You don’t have to look far to read the stories of people fighting for their right to save and plant their own heirloom seeds. Or communities dealing with poisoned water systems, dwindling biodiversity and farmers stuck in a vicious cycle of chemical dependency.

Weeds can tell us a story about a place. They can also be silenced – along with the birds, the bees, the caterpillars and everything else that makes the land sing.

Money, time and rational thinking

When starved of real nourishment, the connection and learned intelligence between elements breaks down. Communication is reduced to the essentials – mere transactions to keep things going. The right hand may know what the left is doing, but where is the magic and creation they can nurture and hold together?

This is true for soil, but also our bodies, a business, a marriage, a family, or a movement.

The marketing strategies and marketing bumpf of agro-industrialists may sound appealing because it promises to give us what we never have enough of. Time. But farmers are often cash poor and time poor, so buying in additives and tonnes of chemical waste, sorry fertiliser, isn’t always the best business model.

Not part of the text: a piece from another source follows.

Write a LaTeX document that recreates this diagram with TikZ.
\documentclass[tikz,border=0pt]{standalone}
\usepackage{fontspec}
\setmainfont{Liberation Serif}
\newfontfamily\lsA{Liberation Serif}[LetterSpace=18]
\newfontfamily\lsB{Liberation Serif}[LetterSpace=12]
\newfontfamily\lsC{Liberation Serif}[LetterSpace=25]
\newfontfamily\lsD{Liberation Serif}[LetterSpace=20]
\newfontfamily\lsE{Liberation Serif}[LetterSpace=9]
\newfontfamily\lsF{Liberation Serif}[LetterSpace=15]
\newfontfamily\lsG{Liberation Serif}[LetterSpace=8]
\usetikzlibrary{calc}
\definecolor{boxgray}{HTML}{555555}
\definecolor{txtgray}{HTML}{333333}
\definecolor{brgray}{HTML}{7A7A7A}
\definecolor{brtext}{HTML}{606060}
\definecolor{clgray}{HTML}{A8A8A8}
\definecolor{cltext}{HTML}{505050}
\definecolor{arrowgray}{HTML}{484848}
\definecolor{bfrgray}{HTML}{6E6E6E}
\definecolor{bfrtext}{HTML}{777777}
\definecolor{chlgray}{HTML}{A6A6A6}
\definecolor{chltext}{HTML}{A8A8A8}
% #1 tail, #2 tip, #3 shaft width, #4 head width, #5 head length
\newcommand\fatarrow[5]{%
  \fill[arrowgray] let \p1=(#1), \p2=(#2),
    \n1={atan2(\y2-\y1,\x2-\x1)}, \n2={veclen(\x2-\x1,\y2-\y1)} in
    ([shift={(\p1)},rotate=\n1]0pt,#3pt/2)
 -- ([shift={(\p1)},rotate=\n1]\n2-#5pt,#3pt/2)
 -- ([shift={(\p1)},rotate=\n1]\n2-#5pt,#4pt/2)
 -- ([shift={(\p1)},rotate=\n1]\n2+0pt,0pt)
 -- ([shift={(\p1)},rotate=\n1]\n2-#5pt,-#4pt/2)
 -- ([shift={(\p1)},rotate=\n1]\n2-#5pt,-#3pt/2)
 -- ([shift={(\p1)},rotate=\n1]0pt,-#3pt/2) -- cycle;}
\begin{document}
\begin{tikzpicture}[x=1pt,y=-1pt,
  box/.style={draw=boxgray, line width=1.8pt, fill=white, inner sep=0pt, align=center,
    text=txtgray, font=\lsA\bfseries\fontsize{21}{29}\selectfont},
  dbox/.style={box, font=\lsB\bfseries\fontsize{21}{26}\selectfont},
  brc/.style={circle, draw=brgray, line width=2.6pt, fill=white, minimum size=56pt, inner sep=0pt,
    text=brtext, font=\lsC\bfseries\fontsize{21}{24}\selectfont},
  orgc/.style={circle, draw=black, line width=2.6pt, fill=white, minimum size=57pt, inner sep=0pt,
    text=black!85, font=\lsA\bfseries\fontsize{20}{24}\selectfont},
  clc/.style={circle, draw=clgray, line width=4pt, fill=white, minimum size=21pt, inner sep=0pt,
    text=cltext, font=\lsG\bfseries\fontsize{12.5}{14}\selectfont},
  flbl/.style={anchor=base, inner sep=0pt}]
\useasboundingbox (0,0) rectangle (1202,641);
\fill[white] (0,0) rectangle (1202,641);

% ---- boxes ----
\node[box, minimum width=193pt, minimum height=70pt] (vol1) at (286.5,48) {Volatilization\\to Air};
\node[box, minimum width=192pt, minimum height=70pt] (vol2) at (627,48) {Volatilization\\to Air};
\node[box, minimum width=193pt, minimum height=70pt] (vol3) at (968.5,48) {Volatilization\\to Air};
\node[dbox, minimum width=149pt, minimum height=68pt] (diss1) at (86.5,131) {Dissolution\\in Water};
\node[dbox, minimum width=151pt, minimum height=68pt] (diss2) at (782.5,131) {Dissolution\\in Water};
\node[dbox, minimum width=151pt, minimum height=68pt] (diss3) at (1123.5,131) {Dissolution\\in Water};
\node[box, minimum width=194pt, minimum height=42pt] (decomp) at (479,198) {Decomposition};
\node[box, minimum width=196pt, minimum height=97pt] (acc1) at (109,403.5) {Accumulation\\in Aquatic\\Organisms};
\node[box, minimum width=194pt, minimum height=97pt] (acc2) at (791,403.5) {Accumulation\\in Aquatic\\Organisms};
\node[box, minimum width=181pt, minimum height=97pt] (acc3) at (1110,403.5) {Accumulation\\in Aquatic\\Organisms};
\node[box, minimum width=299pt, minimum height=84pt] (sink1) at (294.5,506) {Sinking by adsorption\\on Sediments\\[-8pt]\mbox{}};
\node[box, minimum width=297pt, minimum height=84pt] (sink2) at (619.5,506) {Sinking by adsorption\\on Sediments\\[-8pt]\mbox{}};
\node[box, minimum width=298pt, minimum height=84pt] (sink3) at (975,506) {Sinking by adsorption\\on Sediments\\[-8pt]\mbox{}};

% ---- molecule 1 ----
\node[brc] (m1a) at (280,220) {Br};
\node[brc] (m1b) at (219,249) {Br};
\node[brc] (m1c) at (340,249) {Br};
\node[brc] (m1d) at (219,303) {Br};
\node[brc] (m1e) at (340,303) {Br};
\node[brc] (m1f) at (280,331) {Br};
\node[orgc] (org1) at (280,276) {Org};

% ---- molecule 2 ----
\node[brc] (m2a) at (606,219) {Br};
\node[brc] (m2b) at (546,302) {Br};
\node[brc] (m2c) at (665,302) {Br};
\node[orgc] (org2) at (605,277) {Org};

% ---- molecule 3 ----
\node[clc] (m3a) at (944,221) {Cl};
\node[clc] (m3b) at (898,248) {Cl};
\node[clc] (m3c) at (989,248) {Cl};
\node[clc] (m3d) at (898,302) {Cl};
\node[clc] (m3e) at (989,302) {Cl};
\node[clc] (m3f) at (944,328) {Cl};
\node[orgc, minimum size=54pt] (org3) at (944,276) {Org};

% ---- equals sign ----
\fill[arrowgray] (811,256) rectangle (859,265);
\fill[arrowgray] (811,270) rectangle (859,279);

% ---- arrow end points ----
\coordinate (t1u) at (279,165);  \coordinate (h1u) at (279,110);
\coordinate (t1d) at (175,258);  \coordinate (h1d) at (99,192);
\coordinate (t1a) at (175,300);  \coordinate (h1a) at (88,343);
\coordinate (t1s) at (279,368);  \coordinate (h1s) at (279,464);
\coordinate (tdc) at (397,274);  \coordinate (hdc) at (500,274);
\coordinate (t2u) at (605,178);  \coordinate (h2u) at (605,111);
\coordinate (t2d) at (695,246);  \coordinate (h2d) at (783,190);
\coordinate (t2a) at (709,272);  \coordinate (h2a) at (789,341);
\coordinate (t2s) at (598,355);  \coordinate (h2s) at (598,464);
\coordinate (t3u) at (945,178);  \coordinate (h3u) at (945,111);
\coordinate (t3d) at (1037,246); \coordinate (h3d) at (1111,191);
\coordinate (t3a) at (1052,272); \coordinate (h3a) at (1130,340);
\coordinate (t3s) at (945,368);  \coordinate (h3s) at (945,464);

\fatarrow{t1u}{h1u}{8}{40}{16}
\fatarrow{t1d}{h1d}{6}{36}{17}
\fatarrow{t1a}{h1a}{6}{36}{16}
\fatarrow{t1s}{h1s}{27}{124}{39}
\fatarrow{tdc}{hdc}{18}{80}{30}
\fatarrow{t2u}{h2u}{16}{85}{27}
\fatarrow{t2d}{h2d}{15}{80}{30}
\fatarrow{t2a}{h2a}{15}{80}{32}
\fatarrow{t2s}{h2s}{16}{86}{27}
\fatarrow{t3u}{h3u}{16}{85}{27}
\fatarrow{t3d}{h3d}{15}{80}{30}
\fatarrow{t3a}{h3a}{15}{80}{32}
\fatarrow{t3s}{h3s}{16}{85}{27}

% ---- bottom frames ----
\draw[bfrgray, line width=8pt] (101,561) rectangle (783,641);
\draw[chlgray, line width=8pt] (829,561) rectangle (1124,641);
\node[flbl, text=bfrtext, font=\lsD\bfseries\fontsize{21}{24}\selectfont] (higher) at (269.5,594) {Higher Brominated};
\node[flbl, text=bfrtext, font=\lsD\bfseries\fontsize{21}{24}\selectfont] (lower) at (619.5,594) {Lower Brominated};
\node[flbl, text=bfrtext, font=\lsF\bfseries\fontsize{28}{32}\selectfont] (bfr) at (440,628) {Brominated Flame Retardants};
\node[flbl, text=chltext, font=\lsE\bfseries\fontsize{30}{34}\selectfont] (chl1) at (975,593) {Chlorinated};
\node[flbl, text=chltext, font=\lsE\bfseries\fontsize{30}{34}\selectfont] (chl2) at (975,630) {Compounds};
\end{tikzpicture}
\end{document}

If the return on investment is to buy a moment, but then spend even more time in the future needing to help the land recover, eventually the maths doesn’t add up – financially, environmentally, ethically or rationally, and even more so when considered generationally.

Why synthesise what’s been occurring in nature for millennia with 3 industrialised compounds? NPK may be the scientifically proven elements to make plants grow, but when could the whole universe be distilled down to a formula, which by design, simplifies nature to mere inputs and outputs.

Beyond Organic

In India, HOMA farming considers the atmosphere, and on Biodynamic farms, the spiritual and cosmic elements of nature are recognised and respected. Invisible forces exert an influence on the most practical and grounded things in reality and we can work with or ignore those elements as we each see fit.

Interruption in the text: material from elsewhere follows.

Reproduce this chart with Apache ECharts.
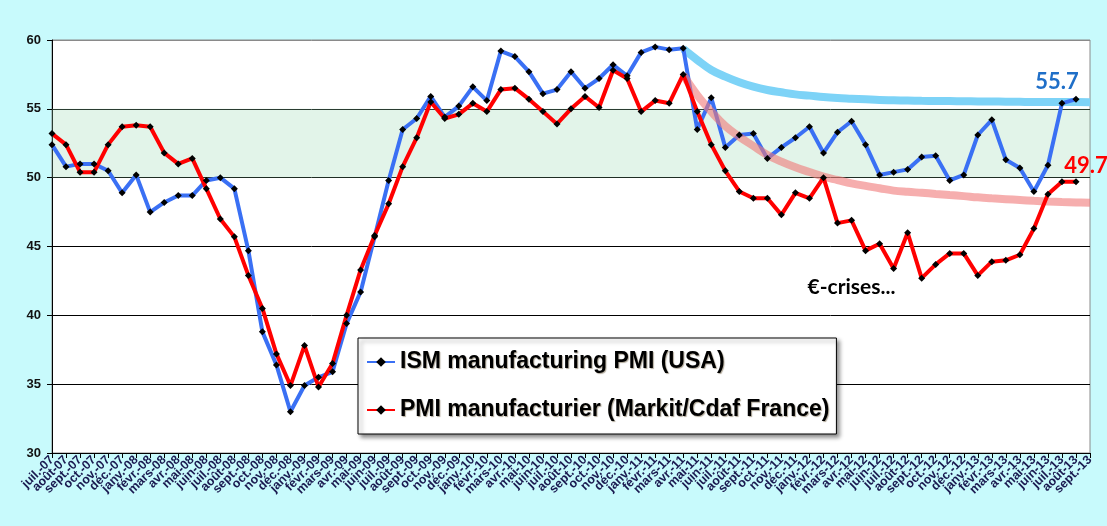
<!DOCTYPE html>
<html>
<head>
<meta charset="utf-8">
<script src="https://cdn.jsdelivr.net/npm/echarts@6/dist/echarts.min.js"></script>
<style>
html,body{margin:0;padding:0;background:#c8fafc;}
#c{width:1107px;height:526px;}
</style>
</head>
<body>
<div id="c"></div>
<script>
const months = ['juil.-07','août-07','sept.-07','oct.-07','nov.-07','déc.-07',
'janv.-08','févr.-08','mars-08','avr.-08','mai-08','juin-08','juil.-08','août-08','sept.-08','oct.-08','nov.-08','déc.-08',
'janv.-09','févr.-09','mars-09','avr.-09','mai-09','juin-09','juil.-09','août-09','sept.-09','oct.-09','nov.-09','déc.-09',
'janv.-10','févr.-10','mars-10','avr.-10','mai-10','juin-10','juil.-10','août-10','sept.-10','oct.-10','nov.-10','déc.-10',
'janv.-11','févr.-11','mars-11','avr.-11','mai-11','juin-11','juil.-11','août-11','sept.-11','oct.-11','nov.-11','déc.-11',
'janv.-12','févr.-12','mars-12','avr.-12','mai-12','juin-12','juil.-12','août-12','sept.-12','oct.-12','nov.-12','déc.-12',
'janv.-13','févr.-13','mars-13','avr.-13','mai-13','juin-13','juil.-13','août-13','sept.-13'];

const ismUSA = [52.4,50.8,51.0,51.0,50.5,48.9,50.2,47.5,48.2,48.7,48.7,49.8,50.0,49.2,44.7,38.8,36.4,33.0,
34.9,35.5,35.9,39.4,41.7,45.7,49.8,53.5,54.3,55.9,54.4,55.2,56.6,55.6,59.2,58.8,57.7,56.1,56.4,57.7,56.5,57.2,58.2,57.4,
59.1,59.5,59.3,59.4,53.5,55.8,52.2,53.1,53.2,51.4,52.2,52.9,53.7,51.8,53.3,54.1,52.4,50.2,50.4,50.6,51.5,51.6,
49.8,50.2,53.1,54.2,51.3,50.7,49.0,50.9,55.4,55.7];

const pmiFrance = [53.2,52.4,50.4,50.4,52.4,53.7,53.8,53.7,51.8,51.0,51.4,49.2,47.0,45.7,42.9,40.5,37.2,34.9,
37.8,34.8,36.5,40.0,43.3,45.8,48.1,50.8,52.9,55.5,54.3,54.6,55.4,54.8,56.4,56.5,55.7,54.8,53.9,55.0,55.9,55.1,57.8,57.2,
54.8,55.6,55.4,57.5,54.8,52.4,50.5,49.0,48.5,48.5,47.3,48.9,48.5,50.0,46.7,46.9,44.7,45.2,43.4,46.0,42.7,43.7,
44.5,44.5,42.9,43.9,44.0,44.4,46.3,48.8,49.7,49.7];

// hand-drawn trend curves, from avr.-11 to sept.-13
const trendStart = 45;
const trendUSA = [59.35,58.55,57.82,57.34,56.93,56.61,56.37,56.2,56.05,55.96,55.86,55.79,55.74,55.69,55.64,55.62,
55.6,55.58,55.57,55.56,55.55,55.54,55.53,55.52,55.51,55.5,55.5,55.49,55.49,55.48];
const trendFrance = [57.46,56.0,54.8,53.75,52.98,52.3,51.65,51.16,50.75,50.41,50.07,49.83,49.59,49.4,49.23,49.06,
48.97,48.9,48.82,48.74,48.66,48.57,48.5,48.44,48.38,48.32,48.27,48.23,48.2,48.17];

const yTicks = [30,35,40,45,50,55,60];
const bandRange = [50,55];
const crisisNote = {text:'€-crises...', at:'avr.-12', value:42.06};

function padTrend(arr){
  const out = [];
  for (let i=0;i<months.length;i++){
    const k = i - trendStart;
    out.push(k>=0 && k<arr.length ? arr[k] : null);
  }
  return out;
}
function withEndLabel(arr, color, offset, dist){
  return arr.map((v,i)=> i===arr.length-1 ? {value:v, label:{show:true, position:'top', distance:dist, offset:offset,
    formatter:String(v), color:color, fontFamily:'Lato', fontWeight:'bold', fontSize:22}} : v);
}

const chart = echarts.init(document.getElementById('c'));
chart.setOption({
  backgroundColor:'#c8fafc',
  animation:false,
  grid:{left:52,right:17,top:40,bottom:73,show:true,backgroundColor:'#ffffff',borderColor:'#8a8a8a',borderWidth:1},
  legend:{
    data:['ISM manufacturing PMI (USA)','PMI manufacturier (Markit/Cdaf France)'],
    orient:'vertical', left:358, top:338,
    backgroundColor:'#ffffff', borderColor:'#000', borderWidth:1,
    padding:[11,7,11,8], itemGap:22, itemWidth:28, itemHeight:12,
    shadowColor:'rgba(0,0,0,0.45)', shadowBlur:4, shadowOffsetX:3, shadowOffsetY:3,
    textStyle:{fontFamily:'Liberation Sans', fontWeight:'bold', fontSize:23, color:'#000', lineHeight:26,
      textShadowColor:'rgba(60,40,0,0.4)', textShadowOffsetX:1, textShadowOffsetY:1, textShadowBlur:1}
  },
  xAxis:{
    type:'category', data:months, boundaryGap:false,
    axisLine:{lineStyle:{color:'#000',width:1}},
    axisTick:{show:true, interval:0, length:5, lineStyle:{color:'#000'}},
    axisLabel:{interval:0, rotate:45, margin:5, fontFamily:'Liberation Sans', fontWeight:'bold', fontSize:12.5, color:'#1a1a50'},
    splitLine:{show:false}
  },
  yAxis:{
    type:'value', min:30, max:60, interval:5,
    axisLine:{show:true, lineStyle:{color:'#000',width:1}},
    axisTick:{show:true, length:5, lineStyle:{color:'#000'}},
    axisLabel:{margin:11, fontFamily:'Liberation Sans', fontWeight:'bold', fontSize:13, color:'#111',
      formatter:v=> yTicks.includes(v) ? String(v) : ''},
    splitLine:{show:true, lineStyle:{color:['#000','#000','#000','#000','#000','#000','#8a8a8a'], width:1}}
  },
  series:[
    {
      name:'trendUSA', type:'line', data:padTrend(trendUSA), smooth:0.4, showSymbol:false, symbol:'none',
      lineStyle:{color:'#7dd3f7', width:8}, silent:true,
      markArea:{silent:true, itemStyle:{color:'rgba(150,215,175,0.28)'},
        data:[[{yAxis:bandRange[0]},{yAxis:bandRange[1]}]]}
    },
    {
      name:'ISM manufacturing PMI (USA)', type:'line', data:withEndLabel(ismUSA,'#1f6fc8',[-19,0],3),
      symbol:'diamond', symbolSize:7, showAllSymbol:true,
      itemStyle:{color:'#000'}, lineStyle:{color:'#3a70f4', width:4}
    },
    {
      name:'trendFrance', type:'line', data:padTrend(trendFrance), smooth:0.4, symbol:'none',
      lineStyle:{color:'rgb(240,120,120)', width:8, opacity:0.6}, silent:true
    },
    {
      name:'PMI manufacturier (Markit/Cdaf France)', type:'line', data:withEndLabel(pmiFrance,'#ff0000',[10,0],1),
      symbol:'diamond', symbolSize:7, showAllSymbol:true,
      itemStyle:{color:'#000'}, lineStyle:{color:'#ff0000', width:4},
      markPoint:{silent:true, symbol:'circle', symbolSize:0,
        label:{show:true, position:'inside', formatter:crisisNote.text, color:'#000', fontFamily:'Lato', fontWeight:'bold', fontSize:21},
        data:[{coord:[crisisNote.at, crisisNote.value]}]}
    }
  ]
});
</script>
</body>
</html>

The essence I am extolling here though, is that the more we consider and the more we observe, the wider our framing becomes, and we can then find more pieces of the jigsaw. The more relationship-minded we become, the harder it is to be content about choosing the sugar-coated solution, which we know deep down isn’t really going to solve anything, just delay the inevitable.

I am glossing over a lot in writing this article. I don’t drive a combine or run sheep and do not understand the intricacies of large-scale land management. But I know there is always a harmonious way forward when we stop pretending top-dressing will help long term and commit to the harder task of taking stock of what we have, who we’re working with, what we’re offering and why we’re doing it.

Safety and Wisdom

I saw a brilliant reel the other day about a farmer who stopped all inputs and his production took an unhealthy nose dive. But he didn’t give up – he explored and investigated, and had to turn his head inside out and start farming from scratch. This wasn’t to achieve ‘organic status’, but because X and Y weren’t adding up anymore.

At our core, we feel safe when things are simple and transparent. His farm wasn’t transparent anymore, he had been creating an artificially viable farm, and the literal cost had become too burdensome on his wallet, well-being and the land. So a swift learning curve began. The land changed beneath his feet. It wasn’t the same, just minus the chemicals, it was a totally different patch. The grasses were different, the ecology of the soil was self-supporting, and the land could sustain the number of animals he kept without the need to buy in extra feed.

Small steps, giant leaps, about-turns and shape-shifting – nature’s way is to spiral, constantly turning inwards. When we’re encouraged to look outwards and focus on the external to affect change, the results are always short-lived and transient... we can keep talking to new reps about new products, or take a simpler, more organic approach!